A long procession of charming little girls (we know they were charming from their photographs) skipped through Carroll’s life, but none ever quite took the place of his first love, Alice Liddell. “I have had scores of child-friends since your time,” he wrote to her after her marriage, “but they have been quite a different thing.” Alice was the daughter of Henry George Liddell (the name rhymes with fiddle), the dean of Christ Church. Some notion of how attractive Alice must have been can be gained from a passage in Praeterita, a fragmentary autobiography by John Ruskin. Florence Becker Lennon reprints the passage in her biography of Carroll, and it is from her book that I shall quote.

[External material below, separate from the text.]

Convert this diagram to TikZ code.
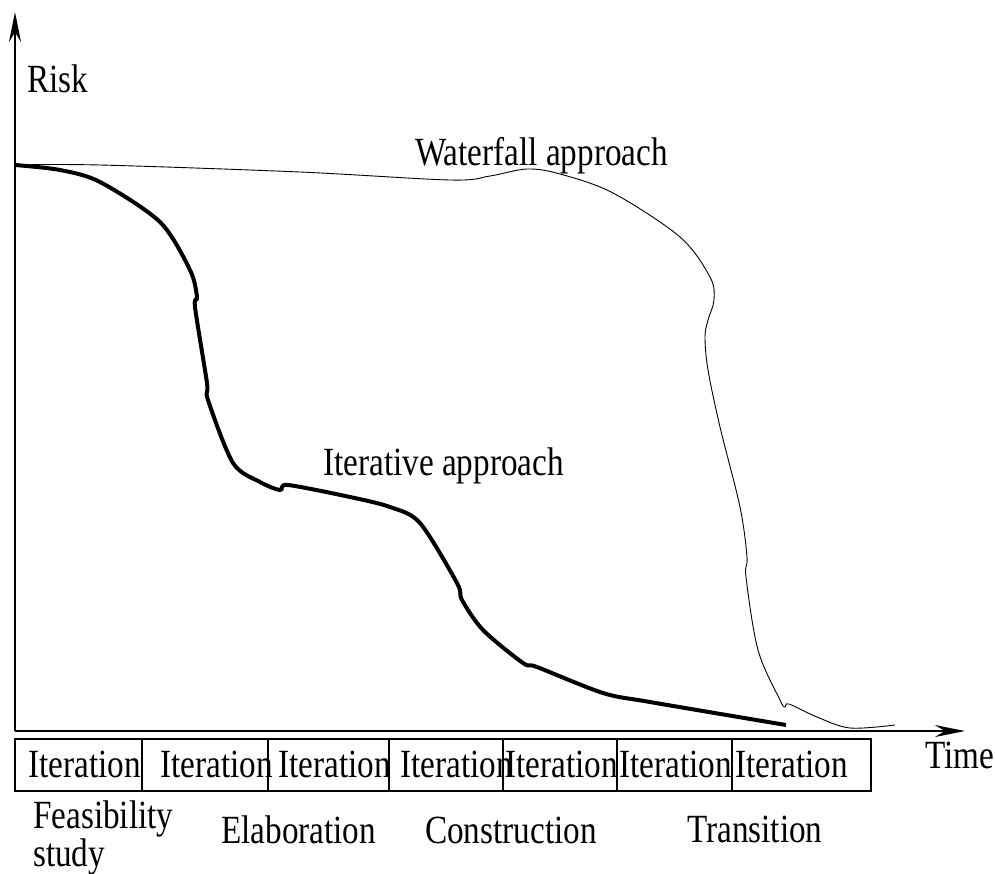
\documentclass[tikz,border=0pt]{standalone}
\usepackage{fontspec}
\setmainfont{Liberation Serif}[FakeStretch=0.83]
\usetikzlibrary{arrows.meta}
\tikzstyle{label} = [anchor=base west, inner sep=0pt, font=\fontsize{40}{44}\selectfont]
\tikzset{axis/.style={line width=1.4pt, -{Stealth[length=30pt,width=12pt]}},
    waterfall/.style={line width=0.9pt},
    iterative/.style={line width=4pt}}

\begin{document}
\begin{tikzpicture}[x=1pt,y=-1pt]
    \useasboundingbox (0,0) rectangle (995,873);
    % Axes
    \coordinate (origin) at (15,731);
    \coordinate (risktip) at (15,12);
    \coordinate (timetip) at (965,731);
    \draw[axis] (origin) -- (risktip);
    \draw[axis] (origin) -- (timetip);
    \node[label] (risk) at (27,92) {Risk};
    \node[label] (time) at (925,768) {Time};
    %
    % The two risk curves
    \draw[waterfall] plot[smooth, tension=0.55] coordinates {(15,165) (100,165) (300,172)
        (450,180) (490,176) (527,169) (560,174) (613,193) (680,237) (710,277) (714,300)
        (708,320) (705,337) (708,370) (720,427) (740,507) (747,557) (746,577) (758,650)
        (780,700) (785,707) (789,704) (817,717) (850,728) (895,725)};
    \draw[iterative] plot[smooth, tension=0.5] coordinates {(15,165) (60,170) (100,182)
        (160,222) (190,270) (197,297) (195,307) (207,383) (208,400) (233,463) (260,482)
        (280,490) (288,485) (350,497) (390,507) (420,523) (457,583) (462,600) (483,630)
        (523,663) (537,667) (603,693) (650,702) (786,725)};
    \node[label] (waterfalltext) at (415,165) {Waterfall approach};
    \node[label] (iterativetext) at (323,475) {Iterative approach};
    %
    % Iterations
    \draw[line width=1.2pt] (15,739) rectangle (871,791);
    \foreach \x in {142,268,389,503,617,732}
        \draw[line width=1.1pt] (\x,739) -- (\x,791);
    \foreach \x [count=\i] in {28,160,278,400,505,619,735}
        \node[label] (it\i) at (\x,777) {Iteration};
    %
    % Phases
    \node[label] (feasibility) at (33,828) {Feasibility};
    \node[label] (study) at (33,866) {study};
    \node[label] (elaboration) at (221,843) {Elaboration};
    \node[label] (construction) at (425,843) {Construction};
    \node[label] (transition) at (687,842) {Transition};
\end{tikzpicture}
\end{document}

Ruskin was at that time teaching at Oxford and he had given Alice drawing lessons. One snowy winter evening when Dean and Mrs. Liddell were dining out, Alice invited Ruskin over for a cup of tea. “I think Alice must have sent me a little note,” he writes, “when the eastern coast of Tom Quad was clear.” Ruskin had settled in an armchair by a roaring fire when the door burst open and “there was a sudden sense of some stars having been blown out by the wind.” Dean and Mrs. Liddell had returned, having found the roads blocked with snow.
“How sorry you must be to see us, Mr. Ruskin!” said Mrs. Liddell.
“I was never more so,” Ruskin replied.
The dean suggested that they go back to their tea. “And so we did,” Ruskin continues, “but we couldn’t keep papa and mamma out of the drawing-room when they had done dinner, and I went back to Corpus, disconsolate.”